===== Given information =====

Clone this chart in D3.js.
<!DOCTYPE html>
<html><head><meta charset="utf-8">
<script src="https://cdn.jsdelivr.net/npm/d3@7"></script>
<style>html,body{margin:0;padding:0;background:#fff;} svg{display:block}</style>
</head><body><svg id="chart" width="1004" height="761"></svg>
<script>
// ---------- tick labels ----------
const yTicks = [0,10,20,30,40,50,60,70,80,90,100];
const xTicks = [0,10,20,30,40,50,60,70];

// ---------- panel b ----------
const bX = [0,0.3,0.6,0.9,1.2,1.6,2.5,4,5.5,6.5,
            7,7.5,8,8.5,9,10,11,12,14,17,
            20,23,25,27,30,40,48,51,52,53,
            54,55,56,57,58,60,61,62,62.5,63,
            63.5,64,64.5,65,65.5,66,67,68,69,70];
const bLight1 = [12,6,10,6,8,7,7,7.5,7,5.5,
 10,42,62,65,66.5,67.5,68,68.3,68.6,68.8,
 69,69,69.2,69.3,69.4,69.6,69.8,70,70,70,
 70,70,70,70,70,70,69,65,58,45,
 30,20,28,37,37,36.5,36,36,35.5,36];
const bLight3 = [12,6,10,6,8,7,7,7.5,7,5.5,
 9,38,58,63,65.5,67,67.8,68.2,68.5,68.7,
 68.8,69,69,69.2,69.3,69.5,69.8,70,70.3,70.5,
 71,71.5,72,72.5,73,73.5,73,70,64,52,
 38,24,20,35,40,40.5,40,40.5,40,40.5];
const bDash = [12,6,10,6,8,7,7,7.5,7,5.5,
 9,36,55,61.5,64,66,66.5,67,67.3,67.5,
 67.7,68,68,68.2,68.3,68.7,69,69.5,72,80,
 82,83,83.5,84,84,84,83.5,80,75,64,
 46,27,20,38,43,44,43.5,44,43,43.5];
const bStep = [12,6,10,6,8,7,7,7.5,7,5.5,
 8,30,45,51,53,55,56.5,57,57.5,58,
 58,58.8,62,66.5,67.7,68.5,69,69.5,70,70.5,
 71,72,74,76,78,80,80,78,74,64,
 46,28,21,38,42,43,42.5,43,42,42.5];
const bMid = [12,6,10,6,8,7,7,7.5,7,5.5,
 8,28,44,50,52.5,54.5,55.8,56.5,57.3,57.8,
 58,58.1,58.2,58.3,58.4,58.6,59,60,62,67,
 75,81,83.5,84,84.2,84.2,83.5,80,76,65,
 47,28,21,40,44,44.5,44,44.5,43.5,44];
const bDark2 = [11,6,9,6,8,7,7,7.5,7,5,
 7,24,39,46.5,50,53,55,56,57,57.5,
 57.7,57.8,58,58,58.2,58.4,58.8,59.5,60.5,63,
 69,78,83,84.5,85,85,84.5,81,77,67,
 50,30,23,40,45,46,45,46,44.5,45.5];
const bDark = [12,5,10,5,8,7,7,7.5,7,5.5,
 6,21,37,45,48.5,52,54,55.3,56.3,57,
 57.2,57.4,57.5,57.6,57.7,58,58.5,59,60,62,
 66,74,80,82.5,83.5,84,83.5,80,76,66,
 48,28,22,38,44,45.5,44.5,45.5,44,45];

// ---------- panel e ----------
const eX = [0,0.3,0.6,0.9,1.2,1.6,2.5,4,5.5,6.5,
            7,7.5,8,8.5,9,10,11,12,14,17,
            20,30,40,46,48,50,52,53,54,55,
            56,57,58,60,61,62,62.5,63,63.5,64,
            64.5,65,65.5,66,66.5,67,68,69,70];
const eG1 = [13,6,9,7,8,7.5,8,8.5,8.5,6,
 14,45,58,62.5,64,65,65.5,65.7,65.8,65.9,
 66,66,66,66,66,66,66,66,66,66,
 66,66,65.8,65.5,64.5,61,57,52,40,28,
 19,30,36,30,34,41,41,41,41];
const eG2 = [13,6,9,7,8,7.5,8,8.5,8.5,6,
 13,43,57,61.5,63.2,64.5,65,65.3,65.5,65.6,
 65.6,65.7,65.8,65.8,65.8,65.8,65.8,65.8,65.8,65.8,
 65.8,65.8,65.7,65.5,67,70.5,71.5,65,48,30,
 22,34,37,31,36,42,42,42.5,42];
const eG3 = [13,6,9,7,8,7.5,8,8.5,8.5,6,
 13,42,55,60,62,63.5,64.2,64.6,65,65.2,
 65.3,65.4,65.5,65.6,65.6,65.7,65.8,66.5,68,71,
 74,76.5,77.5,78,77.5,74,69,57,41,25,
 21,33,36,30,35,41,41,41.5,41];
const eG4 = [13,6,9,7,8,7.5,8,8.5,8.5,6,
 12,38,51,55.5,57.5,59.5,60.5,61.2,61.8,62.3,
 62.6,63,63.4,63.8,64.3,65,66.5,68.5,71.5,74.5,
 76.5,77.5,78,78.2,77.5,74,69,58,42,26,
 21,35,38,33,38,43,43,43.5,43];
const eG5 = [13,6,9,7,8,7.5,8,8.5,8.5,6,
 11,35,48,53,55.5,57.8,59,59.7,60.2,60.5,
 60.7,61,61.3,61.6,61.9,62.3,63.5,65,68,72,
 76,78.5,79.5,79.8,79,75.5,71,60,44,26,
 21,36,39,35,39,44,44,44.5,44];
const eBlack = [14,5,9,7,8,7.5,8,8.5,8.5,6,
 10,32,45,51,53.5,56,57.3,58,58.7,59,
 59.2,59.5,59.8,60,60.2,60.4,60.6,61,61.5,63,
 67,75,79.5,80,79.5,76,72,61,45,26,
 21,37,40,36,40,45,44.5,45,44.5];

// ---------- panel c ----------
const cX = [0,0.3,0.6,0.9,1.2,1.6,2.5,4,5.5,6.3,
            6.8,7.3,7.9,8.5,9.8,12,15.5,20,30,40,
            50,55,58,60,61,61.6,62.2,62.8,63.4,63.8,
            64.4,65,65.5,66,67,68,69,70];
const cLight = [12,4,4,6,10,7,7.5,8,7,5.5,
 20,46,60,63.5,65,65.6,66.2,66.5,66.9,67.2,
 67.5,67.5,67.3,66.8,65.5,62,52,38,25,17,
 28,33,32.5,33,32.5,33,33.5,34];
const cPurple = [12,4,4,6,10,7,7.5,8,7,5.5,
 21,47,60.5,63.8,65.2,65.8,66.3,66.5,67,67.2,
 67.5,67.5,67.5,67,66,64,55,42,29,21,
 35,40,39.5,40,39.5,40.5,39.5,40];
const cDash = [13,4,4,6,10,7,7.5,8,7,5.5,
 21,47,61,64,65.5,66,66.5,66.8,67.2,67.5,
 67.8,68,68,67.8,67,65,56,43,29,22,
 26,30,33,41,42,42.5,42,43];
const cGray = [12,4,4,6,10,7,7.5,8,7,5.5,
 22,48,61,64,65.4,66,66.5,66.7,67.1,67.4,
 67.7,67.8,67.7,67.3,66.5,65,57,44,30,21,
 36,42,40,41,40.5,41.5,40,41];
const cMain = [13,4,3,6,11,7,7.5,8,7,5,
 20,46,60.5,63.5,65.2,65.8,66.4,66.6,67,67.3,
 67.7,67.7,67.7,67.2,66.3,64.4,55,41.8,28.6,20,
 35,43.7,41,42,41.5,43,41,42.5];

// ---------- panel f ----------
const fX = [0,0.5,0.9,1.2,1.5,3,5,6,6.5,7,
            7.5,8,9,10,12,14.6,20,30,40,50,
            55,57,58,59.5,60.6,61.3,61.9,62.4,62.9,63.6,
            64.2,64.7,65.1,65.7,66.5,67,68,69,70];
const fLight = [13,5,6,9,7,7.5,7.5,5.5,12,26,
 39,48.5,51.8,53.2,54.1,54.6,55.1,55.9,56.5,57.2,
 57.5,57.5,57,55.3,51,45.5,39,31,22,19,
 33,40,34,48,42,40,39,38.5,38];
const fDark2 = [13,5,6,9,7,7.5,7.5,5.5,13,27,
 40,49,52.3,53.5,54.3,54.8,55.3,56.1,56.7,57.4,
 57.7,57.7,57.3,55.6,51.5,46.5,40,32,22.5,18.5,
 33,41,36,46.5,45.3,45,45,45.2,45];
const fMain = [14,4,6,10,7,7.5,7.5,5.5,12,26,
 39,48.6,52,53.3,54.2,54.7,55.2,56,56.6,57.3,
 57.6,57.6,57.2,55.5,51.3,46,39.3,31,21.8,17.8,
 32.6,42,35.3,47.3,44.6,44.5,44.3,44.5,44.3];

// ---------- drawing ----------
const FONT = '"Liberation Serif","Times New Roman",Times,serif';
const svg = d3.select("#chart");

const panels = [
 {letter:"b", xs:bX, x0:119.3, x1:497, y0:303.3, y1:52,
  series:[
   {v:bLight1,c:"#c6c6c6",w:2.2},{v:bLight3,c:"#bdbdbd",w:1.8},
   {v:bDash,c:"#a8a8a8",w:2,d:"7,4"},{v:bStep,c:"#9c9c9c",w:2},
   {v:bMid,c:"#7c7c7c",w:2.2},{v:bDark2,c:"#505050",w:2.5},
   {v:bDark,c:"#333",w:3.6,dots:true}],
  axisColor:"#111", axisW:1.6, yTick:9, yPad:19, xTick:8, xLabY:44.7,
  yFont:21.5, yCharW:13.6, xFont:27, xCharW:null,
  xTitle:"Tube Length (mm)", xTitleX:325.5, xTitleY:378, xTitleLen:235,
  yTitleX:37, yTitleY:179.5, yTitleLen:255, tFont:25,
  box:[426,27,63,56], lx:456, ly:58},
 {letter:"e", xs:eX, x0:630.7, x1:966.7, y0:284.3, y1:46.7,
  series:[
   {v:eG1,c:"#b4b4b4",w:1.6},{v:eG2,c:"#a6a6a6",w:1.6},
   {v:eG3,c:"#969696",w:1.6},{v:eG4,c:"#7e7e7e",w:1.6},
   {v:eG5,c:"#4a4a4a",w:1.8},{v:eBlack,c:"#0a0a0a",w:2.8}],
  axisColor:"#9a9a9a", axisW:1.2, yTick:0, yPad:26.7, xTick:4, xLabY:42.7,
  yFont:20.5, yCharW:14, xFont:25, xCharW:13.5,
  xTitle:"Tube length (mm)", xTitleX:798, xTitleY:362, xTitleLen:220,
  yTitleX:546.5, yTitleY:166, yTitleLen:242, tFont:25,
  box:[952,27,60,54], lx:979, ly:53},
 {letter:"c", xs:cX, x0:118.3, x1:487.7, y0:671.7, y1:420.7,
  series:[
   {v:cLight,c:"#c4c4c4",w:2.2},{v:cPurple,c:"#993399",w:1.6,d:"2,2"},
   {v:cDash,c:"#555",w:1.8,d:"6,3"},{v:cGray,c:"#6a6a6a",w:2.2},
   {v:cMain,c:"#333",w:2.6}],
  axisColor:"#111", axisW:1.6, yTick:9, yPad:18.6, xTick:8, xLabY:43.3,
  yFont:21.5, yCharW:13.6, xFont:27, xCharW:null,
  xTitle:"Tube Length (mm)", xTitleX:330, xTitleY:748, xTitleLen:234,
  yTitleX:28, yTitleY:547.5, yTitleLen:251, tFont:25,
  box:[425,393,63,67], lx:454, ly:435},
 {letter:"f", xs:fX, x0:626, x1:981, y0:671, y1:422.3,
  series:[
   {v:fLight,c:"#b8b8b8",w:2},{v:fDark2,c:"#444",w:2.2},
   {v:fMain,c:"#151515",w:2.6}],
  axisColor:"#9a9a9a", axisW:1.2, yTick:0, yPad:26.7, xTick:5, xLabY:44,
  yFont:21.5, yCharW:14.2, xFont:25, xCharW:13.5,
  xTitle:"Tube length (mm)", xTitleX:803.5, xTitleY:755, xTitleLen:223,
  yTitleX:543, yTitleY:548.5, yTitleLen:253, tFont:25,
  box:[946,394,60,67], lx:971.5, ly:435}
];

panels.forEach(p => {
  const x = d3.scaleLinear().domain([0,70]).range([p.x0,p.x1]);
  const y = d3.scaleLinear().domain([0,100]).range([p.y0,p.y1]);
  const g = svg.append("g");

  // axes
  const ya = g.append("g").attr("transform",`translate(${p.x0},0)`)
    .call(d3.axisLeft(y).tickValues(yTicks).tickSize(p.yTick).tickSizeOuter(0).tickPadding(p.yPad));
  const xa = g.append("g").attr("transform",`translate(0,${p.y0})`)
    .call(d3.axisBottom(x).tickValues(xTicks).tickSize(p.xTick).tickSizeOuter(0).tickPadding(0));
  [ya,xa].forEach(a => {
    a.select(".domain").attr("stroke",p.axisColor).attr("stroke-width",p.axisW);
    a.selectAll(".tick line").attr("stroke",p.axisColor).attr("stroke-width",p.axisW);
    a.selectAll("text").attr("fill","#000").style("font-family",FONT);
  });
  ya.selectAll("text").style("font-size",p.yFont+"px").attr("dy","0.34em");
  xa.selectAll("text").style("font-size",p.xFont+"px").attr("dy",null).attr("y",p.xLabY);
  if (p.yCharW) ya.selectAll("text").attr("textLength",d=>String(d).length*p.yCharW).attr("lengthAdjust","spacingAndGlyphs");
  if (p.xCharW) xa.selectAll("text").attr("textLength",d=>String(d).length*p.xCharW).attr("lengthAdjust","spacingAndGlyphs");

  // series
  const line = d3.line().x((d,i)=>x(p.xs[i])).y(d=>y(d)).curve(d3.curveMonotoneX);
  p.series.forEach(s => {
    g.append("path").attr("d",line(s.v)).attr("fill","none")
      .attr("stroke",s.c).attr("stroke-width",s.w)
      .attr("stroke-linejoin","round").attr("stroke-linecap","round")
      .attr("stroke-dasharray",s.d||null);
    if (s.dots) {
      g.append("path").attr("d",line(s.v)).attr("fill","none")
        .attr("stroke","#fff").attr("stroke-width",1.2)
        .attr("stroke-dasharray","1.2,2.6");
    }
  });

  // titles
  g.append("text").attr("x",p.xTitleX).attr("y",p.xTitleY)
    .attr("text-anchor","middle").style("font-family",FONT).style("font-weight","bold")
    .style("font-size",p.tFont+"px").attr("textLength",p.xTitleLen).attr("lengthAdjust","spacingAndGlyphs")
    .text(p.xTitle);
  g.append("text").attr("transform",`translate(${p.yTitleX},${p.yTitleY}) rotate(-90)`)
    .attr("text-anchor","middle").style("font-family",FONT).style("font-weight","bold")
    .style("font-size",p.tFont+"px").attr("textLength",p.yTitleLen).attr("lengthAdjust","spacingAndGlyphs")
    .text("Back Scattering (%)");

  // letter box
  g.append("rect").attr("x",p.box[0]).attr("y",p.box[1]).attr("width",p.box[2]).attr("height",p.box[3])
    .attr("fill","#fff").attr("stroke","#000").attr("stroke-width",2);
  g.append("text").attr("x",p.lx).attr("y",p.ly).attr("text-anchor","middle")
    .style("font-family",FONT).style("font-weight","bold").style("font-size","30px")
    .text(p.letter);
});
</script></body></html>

=====

> **Direction**:
Please give an exact restatement of only the lines from the beginning of the material above to the line with "const xTicks = [0,10,20,30,40,50,60,70];", inclusive.

> **Final result**:
Clone this chart in D3.js.
<!DOCTYPE html>
<html><head><meta charset="utf-8">
<script src="https://cdn.jsdelivr.net/npm/d3@7"></script>
<style>html,body{margin:0;padding:0;background:#fff;} svg{display:block}</style>
</head><body><svg id="chart" width="1004" height="761"></svg>
<script>
// ---------- tick labels ----------
const yTicks = [0,10,20,30,40,50,60,70,80,90,100];
const xTicks = [0,10,20,30,40,50,60,70];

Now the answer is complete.